According to Science Advances, 72% of the world’s plastic waste has ended up in China or Hong Kong since 1992. Last year, more than half of the United States’ scrap metals were exported and bought by China.

However, both these figures have been gradually decreasing ever since the initial ban which should come as good news to Chinese citizens.

With so much waste trade going into China, it has caused many parts of Beijing to become overly polluted and many civilians to feel as though it is being treated as the world’s recycling bin.

China was the dumping ground for more than half of the world’s rubbish before the original ban and, at its peak, was importing as much as 9 million metric tons of plastic scrap a year, according to Greenpeace.

The country started to import waste in the 1980s to support their blooming manufacturing sector. It grew an entire industry out of processing waste, but improper handling and a lack of effective management turned the country into a huge source of pollution.

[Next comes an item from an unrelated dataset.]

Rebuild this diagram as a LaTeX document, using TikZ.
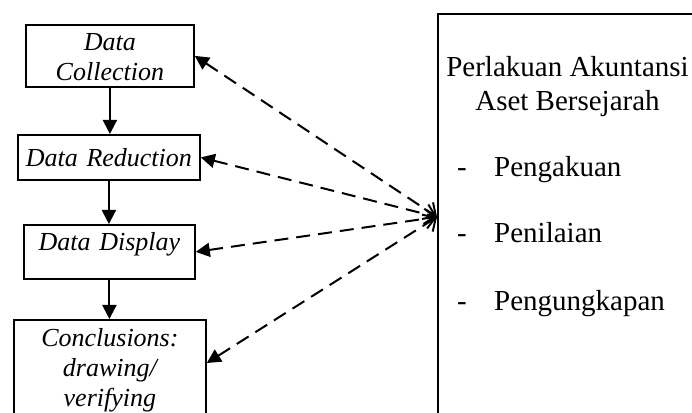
\documentclass[tikz,border=0pt]{standalone}
\usepackage{fontspec}
\setmainfont{Liberation Serif}
\usetikzlibrary{arrows.meta}

\begin{document}
\begin{tikzpicture}
[x=1pt,y=1pt,
  boxDecorate/.style={draw,line width=1.8pt,inner sep=0pt,align=center,anchor=north west,font=\fontsize{26}{30}\selectfont\itshape},
  flowDecorate/.style={line width=2pt,-{Triangle[length=14pt,width=14pt]}},
  linkDecorate/.style={line width=2pt,dash pattern=on 14pt off 8pt,{Triangle[length=14pt,width=14pt]}-{Straight Barb[length=10pt,width=20pt,line width=2pt]}},
  listDecorate/.style={anchor=base west,inner sep=0pt,font=\fontsize{29}{34}\selectfont}]
\clip (0,0) rectangle (692,412);
%% stages on the left
\foreach \nodename/\x/\y/\w/\th/\td/\txt in {
  coll/25/388/168/26/36/{Data\\Collection},
  red/17/278/182/32/13/{Data Reduction},
  disp/23/188/171/26/28/{Data Display},
  concl/13/93/192/27/110/{Conclusions:\\drawing/\\verifying}}
{
  \node (\nodename) at (\x,\y) [boxDecorate,text width=\w pt,text height=\th pt,text depth=\td pt] {\txt};
}
%% box on the right
\node (aset) at (437,399) [draw,line width=1.8pt,anchor=north west,minimum width=300pt,minimum height=420pt] {};
\coordinate (hub) at ([yshift=-204pt]aset.north west);
\node (judul) at (567.5,356) [anchor=north,inner sep=0pt,align=center,font=\fontsize{29}{34}\selectfont] {Perlakuan Akuntansi\\Aset Bersejarah};
\foreach \nodename/\y/\txt in {akui/235/Pengakuan, nilai/169/Penilaian, ungkap/102/Pengungkapan}
{
  \node (\nodename) at (494,\y) [listDecorate] {\txt};
  \node (\nodename-dash) at ([xshift=-37pt]\nodename.base west) [listDecorate] {-};
}
%% arrows
\foreach \startnode/\endnode in {coll/red, red/disp, disp/concl}
{
  \draw[flowDecorate] (\startnode.south) -- (\startnode.south |- \endnode.north);
}
\foreach \endnode in {coll.east, red.east, disp.east}
{
  \draw[linkDecorate] (\endnode) -- (hub);
}
\draw[linkDecorate] ([yshift=-44pt]concl.north east) -- (hub);
\end{tikzpicture}
\end{document}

China, now the second-largest economy in the world, has been putting serious focus into cleaning up their air and water, but it does admittedly still have a long way to go, as a study released in March by The University of Chicago found that air pollution levels in the country still exceeds global standards set by the World Health Organization.

The country also wishes to improve the quality of what waste it is being given.

China set a contamination level of 0.5% last year for cardboard and metal products. This number is extremely low compared to the US and other countries to change their standards.

Global exports of plastic to China decreased from 7.4 million tonnes to 1.5 million this year. Paper exports may fall by 25% according to researchers, showing China will be completely reducing the amount of waste it keeps, and many countries relying on them may have to look for alternatives in the near future.